I CAN’T think in terms of wrong notes,” said trumpeter Booker Little in a Metronome interview. “In fact, I don’t hear any notes as being wrong. I think you are thinking completely conventionally – technically and forgetting about emotions. And I don’t think anyone would deny that more emotion can be reached and expressed outside of the conventional way of playing which consists of whole steps and half steps. There are more emotions that can be expressed by the notes that are played flat.”
Booker Little was speaking the mind of his co- avant garde conspirator and saxophonist, Eric Dolphy in terms of the free and unconventional nature of the new music which they had both embraced - in 1961. And with a formidable rhythm section unit of pianist Mal Waldron, bassist Richard Davis and drummer Ed Blackwell, the quintet knocked their audiences out at The Five Spot, venue of their regular concerts.
Eric Dolphy, who, like Ornette Coleman or John Coltrane was in himself enough to make the word “standard” inapplicable in any group he worked in, was a master of all the reed instruments although he often limited himself to the alto saxophone and the bass clarinet. He was one of the most shatteringly intense players of contemporary jazz. At the time of this recording, although he had just won the Down Beat International Critics Poll as New Star alto saxophonist, the Five Spot engagement was the first regular work he had had since leaving Charles Mingus several months before. Since that time, he became the center of considerable controversy as a member of the group led by John Coltrane.
Trumpeter Booker Little was a good match at the frontline where they had dissonant as well as consonant exchanges. A new voice on the instrument, he was particularly interested in the possibilities of dissonance, believing that the more dissonance, the bigger the sound. With two such men in the frontline, a stabilizing element was required to keep the music going in understandable patterns. The catalyst for this stability was pianist Mal Waldron who performed the role to perfection. Waldron had had considerable experience at exactly this sort of thing, having sat on the piano chair for Charles Mingus for a long period of time. He was one of the most consistently excellent of contemporary pianists, and, unfortunately one whose excellence was too often taken for granted. This album contains brilliant examples of Waldron at his best, spinning out very few notes to their fullest implication (in the manner of Thelonious Monk or Ahmad Jamal), and keeping a powerful pulse present at all times.
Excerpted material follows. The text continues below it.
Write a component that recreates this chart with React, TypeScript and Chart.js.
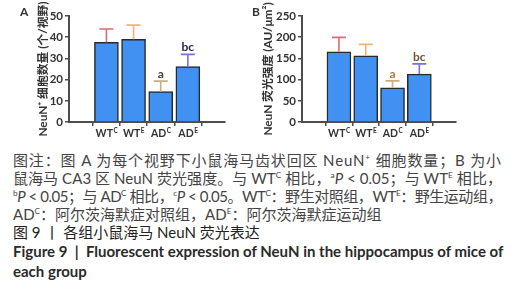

Bassist Richard Davis first came to prominence working with pianists Ahmad Jamal and Don Shirley whose outfits did not necessarily equip him for the skills he demonstrated here. He also spent quite a bit of time working with the celebrated female jazz singer Sarah Vaughan. Thoroughly grounded in classical music, Davis was one of the few players who, like Ray Brown and Paul Chambers, made the expanding role of the instrument an interesting phenomenon.
Drummer Ed Blackwell was apparently influenced by Elvin Jones; and later became an apostle of ‘Black Music’ and prominent member of the Association for the Advancement of Creative Music presided over by Lester Bowie of the Art Ensemble of Chicago. At the time of this recording, he was already quite familiar with the farthest reaches of the new jazz, having come to prominence as a member of the Ornette Coleman Quartet. Coleman had a high opinion of Blackwell, describing him as “one of the most musical ears of playing of anyone I’ve heard.”
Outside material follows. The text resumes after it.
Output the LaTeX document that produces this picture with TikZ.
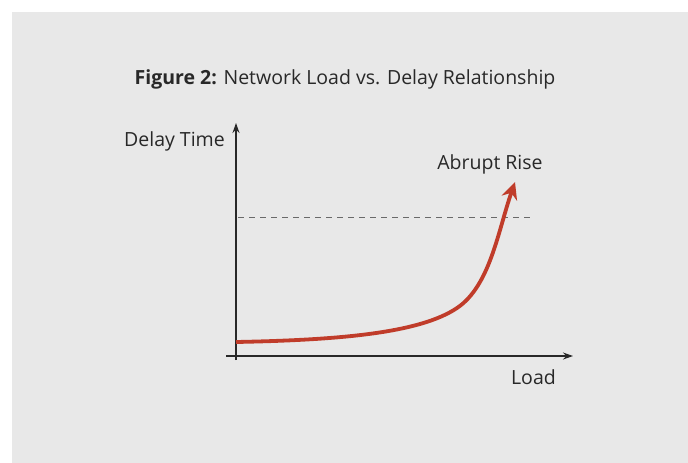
\documentclass[tikz,border=0pt]{standalone}
\usepackage{fontspec}
\setmainfont{Open Sans}
\usetikzlibrary{arrows.meta}

\definecolor{bgGray}{RGB}{232,232,232}
\definecolor{riseRed}{RGB}{192,60,42}
\definecolor{axisInk}{RGB}{40,40,40}

\tikzset{
  axis/.style={line width=1.3pt, draw=axisInk, -{Stealth[length=10pt,width=7pt]}},
  label/.style={text=axisInk, font=\fontsize{19.5}{22}\selectfont, inner sep=0pt},
}

\begin{document}
\begin{tikzpicture}[x=1pt,y=-1pt]
\useasboundingbox (0,0) rectangle (688,463);
\fill[bgGray] (12,12) rectangle (688,463);

\node[label, anchor=base] (title) at (345,84) {\textbf{Figure 2:} Network Load vs. Delay Relationship};

\coordinate (yfoot) at (236,360);
\coordinate (ytop) at (236,123);
\coordinate (xfoot) at (226,356);
\coordinate (xtip) at (573,356);
\draw[axis] (yfoot) -- (ytop);
\draw[axis] (xfoot) -- (xtip);

\node[label, anchor=base east] (ylabel) at (225,146) {Delay Time};
\node[label, anchor=base east] (xlabel) at (556,384) {Load};
\node[label, anchor=base] (rise) at (490,169) {Abrupt Rise};

\coordinate (dashL) at (238,217);
\coordinate (dashR) at (530,217);
\draw[axisInk!70, line width=0.9pt, dash pattern=on 6pt off 5pt] (dashL) -- (dashR);

\coordinate (start) at (236,342);
\coordinate (knee) at (457,308);
\coordinate (peak) at (515,182);
\draw[riseRed, line width=3.8pt, -{Stealth[length=17pt,width=16pt]}]
  (start) .. controls (340,340) and (420,333) .. (knee)
  .. controls (490,286) and (498,231) .. (peak);
\end{tikzpicture}
\end{document}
It is quite fitting that since this was a cooperative group, that each of the major soloists contributed one of the three compositions heard. Fire Waltz composed by Mal Waldron has Eric Dolphy on alto. It reflects the growing concern of young players with rhythms other than the basic 4/4. Booker Little’s Bee Vamp where Dolphy switches to alto is a beautiful tune. As the title implies, it is concerned with another aspect of the newest jazz, its chordal suspension. Entitled The Prophet, the entire second side of the album is taken up by a composition of Eric Dolphy’s, a semi - ballad dedicated to Richard Jennings, a friend of his called Prophet.
The individual moments of excellence on this LP are too many to enumerate; and are even more startling considering the in- person circumstances under which they were recorded: The shattering sound of the alto saxophone and bass clarinet by Eric Dolphy – with interminable solos and choruses on the Prophet reaching breaking point and the crescendo of agonizing humiliation; trumpeter Booker Little’s experiment with the possibilities of dissonance – to create a bigger sound; the effective notes and rhythms generated by pianist Mal Waldron; the enhancement of rhythmic exploration engendered by the moving bass line of Richard Davis; the technical patterns of drummer Ed Blackwell in terms of defining free form and spread rhythm.
In format, it was a standard quintet of the kind that the bop era had made traditional – saxophone – trumpet and three rhythms – but the music hinted at developments going far beyond that concept. Members of the quintet had chosen to make the group a cooperative one, which meant that the music itself would be more important than any one man’s quest for stardom.
All of this is what jazz at its best is supposed to be. It could continue in that tradition to its utmost reaches, as long as there are musicians like these – to play it. But, as it is, ‘the harvest is plentiful, while the labourers are few!’